When wolves were brought home to Yellowstone, the vast majority of Americans were enthusiastic. And yet even a conservation project as popular as this, chronicled by literally thousands of media outlets around the world, would within a few years be dropped from public attention. Must we wait for a time when wild ecosystems like this one are even more rare, to reignite enough steadfast support to finally say no to those who would binge-slaughter America’s wildlife?

While wolves are without question a factor in reducing elk herds on the northern range—resulting in a much healthier population—a bigger influence still on elk numbers has been climate change. Warmer, dryer conditions in the past fifteen years have resulted in poorer grazing due to reduced nutritional values in native grasses. In turn, this has led to lower birth weights in calves. And that means lower survival rates.

But elk are hardly the only ones challenged by climate change. On the high, windy ridges along the northern and eastern borders of the park, huddles of whitebark pine are dying. They are disappearing due to infestations of pine bark beetles, an insect now able to thrive at high elevations thanks to warming temperatures. Some researchers believe the trees will be nearly gone in twenty to thirty years.

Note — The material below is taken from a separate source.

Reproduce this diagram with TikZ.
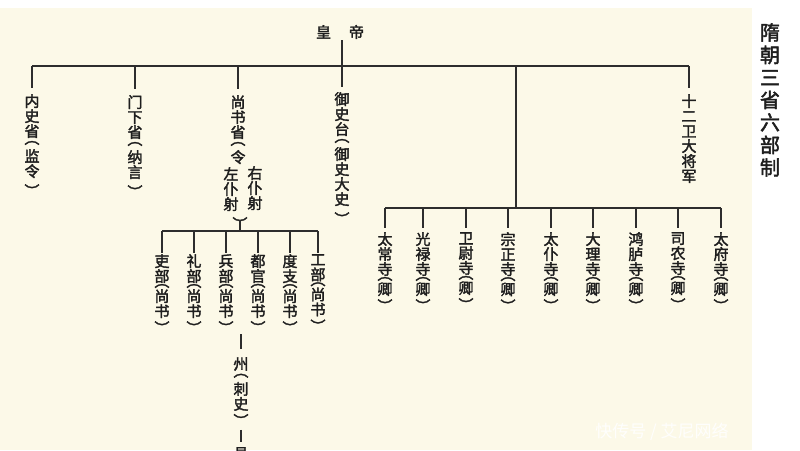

The Clark’s nutcrackers of the region have used whitebark for centuries, each bird burying as many as twenty thousand seeds in shallow caches to feed on through the winter. What’s more, the tree’s nuts are among the most important foods for grizzly bears; during years of abundant seed crops, a bear may get fully half her calories from them. Even more troubling is that this particular grizzly meal is disappearing at exactly the same time another one—spawning cutthroat trout—is dwindling too, the result of the region’s streams drying in the pall of drought.

Still and all, given the generally intact condition of this region, Yellowstone will be an essential wilderness baseline for scientists working to understand how to mitigate the effects of climate change. Hopefully our willingness to fund such studies and to implement the knowledge gained from them will be fed by a Yellowstone-style passion that extends finally to the planet as a whole.


The deep and abiding sense of place to be found in Yellowstone anchors us as a country even as it grounds us as individuals. Less than two years after I made my long and lovely trek to Hawks Rest, I encountered what would prove the biggest challenge of my life. My wife and wilderness companion, Jane, died in a tragic canoeing accident on the Kopka River of northern Ontario. Curiously, just days before, she had turned to me and—in a conversation we hadn’t had for a good dozen years—asked if I remembered how, if something ever happened to her, she wanted her ashes scattered in her five favorite wilderness areas. Of course, I said, and I ticked them off to her: the Sawtooth Mountains of central Idaho, that paradise of slick rock in Utah’s Capitol Reef National Park, the Wood River Valley of northwest Wyoming, the granite heart of the Beartooth Range, Yellowstone’s Lamar Valley.

Though I didn’t know it at the time, in that request she gave me a gift. The gift of taking my grief to the wilderness. Steeped time and again in the beauty and mystery of those wild slices of rock and water and sky, I found my way through the dark fog of hopelessness, and learned to live again. These days when I think of places like Hawks Rest, I know them not just for the power of the life that thrives there, but for the spirit that can rise from the ashes of the broken-hearted. Way out there, in the most remote place left in continental America, is a great deal of that which helps us sustain our sense of place. That which nourishes the essence of our humanity.